Senate debates

Thursday, 11 June 2020

Motions

Medically Supervised Injecting Rooms

4:32 pm

Photo of Richard Di NataleRichard Di Natale (Victoria, Australian Greens) Share this | Hansard source

Before moving general business notice of motion No. 623, I wish to inform the chamber that Senator Keneally will also sponsor the motion.
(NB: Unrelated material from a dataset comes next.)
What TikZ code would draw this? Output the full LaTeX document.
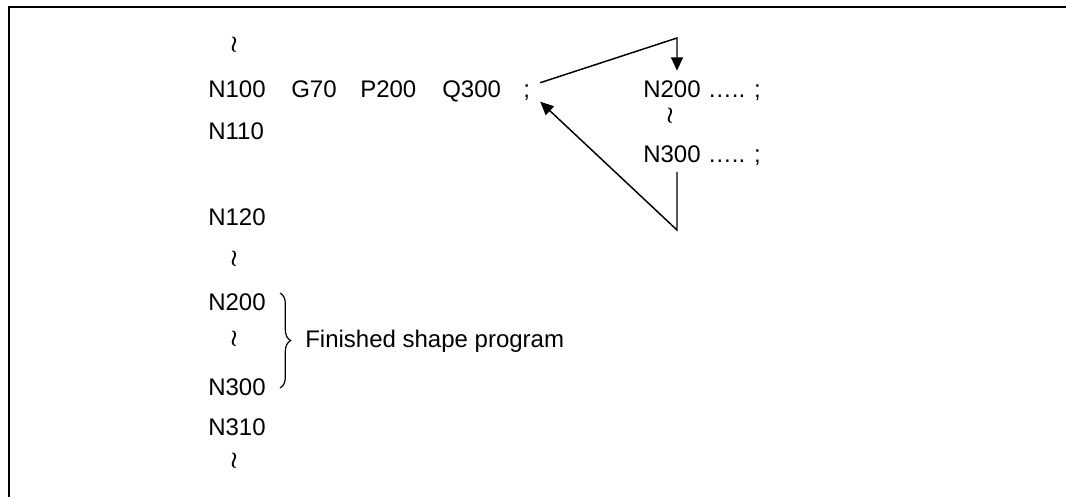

I, and also on behalf of Senator Keneally, move:

That the Senate—

(a) welcomes the announcement from the Victorian government that a life-saving medically supervised injecting facility will be opened in the Melbourne CBD; only the second in Victoria and third in Australia;

(b) further welcomes the continuation of the trial of the Medically Supervised Injecting Room (MSIR) in North Richmond for another three years;

(c) notes that the MSIR trial review, released last week, found that:

  (i) since its commencement in June 2018, the North Richmond MSIR has been one of the busiest supervised injecting facilities in the world, with 119,223 visits in the first 18 months,

  (ii) despite 271 serious overdose incidents, no overdose deaths have occurred in the MSIR, and at least 21 lives have been saved,

  (iii) there has been a reduction in local ambulance call-outs due to overdoses, and

  (iv) there has been a reduction in reports of public injecting;

(d) acknowledges that the Uniting Medically Supervised Injecting Centre (Uniting MSIC), which opened in Kings Cross, Sydney, in May 2001 has managed 8,500 overdoses since commencement with zero deaths;

(e) notes with concern that in Australia there are more than 2,000 preventable drug overdose deaths per year;

(f) recognises that supervised injecting facilities save lives; and

(g) calls on the Government to act to prevent drug overdose deaths by:

  (i) supporting the states and territories in the establishment of supervised injecting facilities wherever there is need across Australia,

  (ii) expanding access to drug treatment programs across Australia,

  (iii) expanding access to needle and syringe programs across the country, including urgent roll out of trials inside prisons, and

  (iv) promoting awareness of the life-saving opioid reversal drug naloxone and making it free for all people at risk of experiencing or witnessing an overdose.